Not to be confused with the 1944 Benny Goodman film (where low-down is hyphenated), Woody Allen’s 1999 “dramedy” about the second-best jazz guitarist in the whole wide world, Sean Penn, who, unfortunately, sounds like Django Reinhardt. Penn’s character is a minor success as a musician. He is egotistical, a womanizer, a self-absorbed mess who shoots rats in a garbage dump. He forms a relationship with a mute laundress, Hattie, but loses it, when he marries another woman on a whim. When he tries to reformulate his relationship with Hattie, he discovers that she has moved on with her life and married someone else. Penn’s character, while playing a melody that Hattie liked, smashes his guitar.
18. Kansas City
Robert Altman’s 1996 foray into 1930s jazz and crime with a good turn by Harry Belafonte as a gangster named Seldom Seen. Modern jazz musicians played their 1930s counterparts with stylized panache. Most critics consider it an interesting but flawed effort
Sal Mineo plays the famous, frenetic Goodman drummer who was busted for marijuana possession in this 1959 biopic directed by Don Weis. Krupa dubs Mineo’s drum solos in a film that takes on the feel of being both a jazz biopic with the typical rise-fall-rise sequence and an alienated youth drama, the latter being the sort of fare Mineo specialized in at this time. Considering how linked jazz was at this time in the public mind with drug addiction, perhaps that combination of film sensibilities was a good thing.

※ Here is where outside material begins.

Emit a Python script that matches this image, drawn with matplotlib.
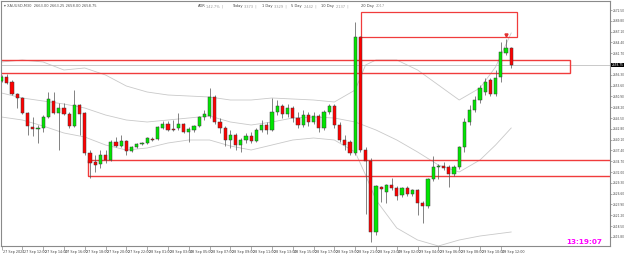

Although Sidney J. Furie is credited as director of this 1972 hot mess of a movie, everyone knows the real director was Motown mogul Berry Gordy who wanted to make Diana Ross, who plays jazz singer Billie Holiday in the film, a major film star. He nearly succeeded as Ross was nominated for a Best Actress Oscar. (She lost to Liza Minelli of Carbaret). What black folk liked about this film when it was released was that it showed a glamorous Hollywood romance between the two lead characters, played by Billie Dee Williams and Ross, more or less a first in American film. (Black publications referred to Williams as Clark Gable and Ross as, well, take your pick, Lana Turner, Myrna Loy, Claudette Colbert, Loretta Young, or whatever other white actress was famously paired with Gable on the screen.) What is most remembered about the film is that it brought comedian Richard Pryor (Piano Man) to the attention of the mainstream American audience and launched his film career. Billie Holiday records spiked in sales when the film was initially released and most black college students of the early 1970s thought it was hip to have at least one Billie Holiday album. I had 8, and was ahead of the curve, so to speak.